Monterey seems to have a population of about 30,000. My hometown has a population of about 13,000.
In my hometown in early June, the fire department (all volunteers) comes around, eventually covering every neighborhood. First they ask how many tickets the household needs for the fireworks. Then they ask for a contribution, which is strictly voluntary. We had five in our household and gave them $5. Many of the wealthier folks in town gave $50 or $100. They would raise about $50,000, which bought a big display in the mid to late 1960s. No one ever had to pay for a ticket.
We would all go and sit on the football field at the high school, which was a block from my home. In those days, that kind of money bought a very nice display which lasted about 30 minutes.
I can understand very large cities springing for a fireworks display. However, even in good times, it seems excessive for smaller towns like Monterey and my home town.
Surely someone could have gotten a volunteer group together and planned something. These are parlous times as the Legislature and others fiddle while we burn. I would think the citizens would be most grateful for the effort.

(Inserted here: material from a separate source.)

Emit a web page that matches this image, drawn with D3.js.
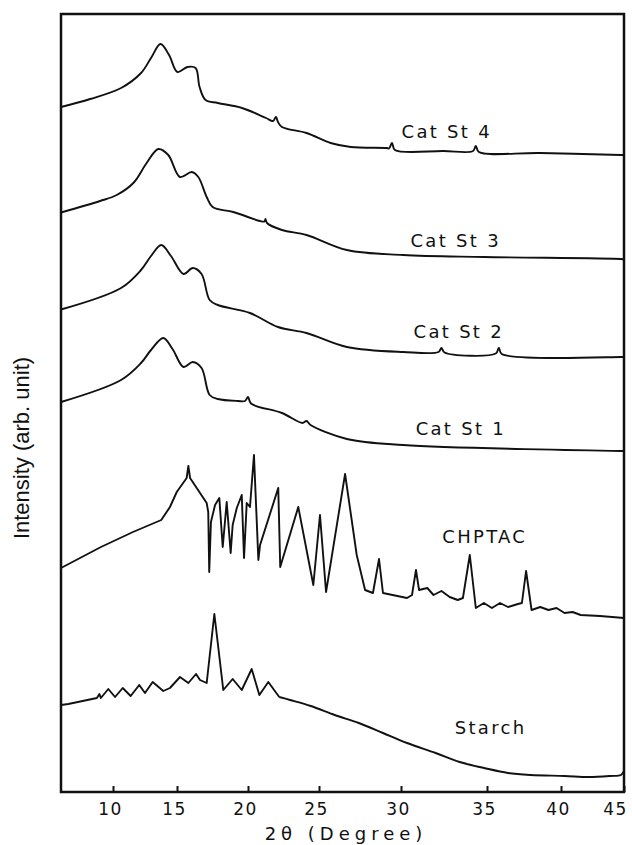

If government isn’t going to put on a good show then people should be allowed to buy fireworks themselves.
Banning fireworks on Independence Day is pretty messed up as it is but I don’t see how you can argue for banning fireworks when there aren’t good shows to fill a needed void.
When I watched a crap ass show up in northern California what I took away was how much it sucked that none of the people around the lake were able to demonstrate their own Independence and make up the gap. One frickin’ firework was all that hundreds of people had.
Democrats should have suspended all bans on fireworks due to the widespread cancellation of shows. That’s what I took away from it. I’m pissed, I’m sunburned, and if Democrats are too chicken-shit to lead on what is necessary to have a functioning government the least they could do is get out of the way when it comes to celebrating “Independence” Day.
and I’m very happy people can’t buy fireworks around here.
Last night we climbed the hill behind our house to scope out the festivities in the San Gabriel Valley. We were expecting a fairly dark night, but we saw dozens and dozens of smallish displays all across the valley, including one at Irwindale Speedway that outdid them all.
Our house butts up against the mountain. A family in our neighborhood had a whole host of their own fireworks in their own back yard. We could see theirs pretty well and also saw when a spark flew outside the fenced yard and ignited the dry grass right behind them. By the time my husband flew down there to help, they had put it out with buckets of water. At 4:00 am we were awakened by a search and rescue helicopter who had found another fire. The canyon mouth is full of smoke, drawn up the river from all the fireworks and brushfires last night.
We and the firemens got enough problems already without making up for yahoos who don’t care if the state burns down.
where we cannot afford to celebrate Indpendence Day, our most patriotic holiday, is irony that knows no words.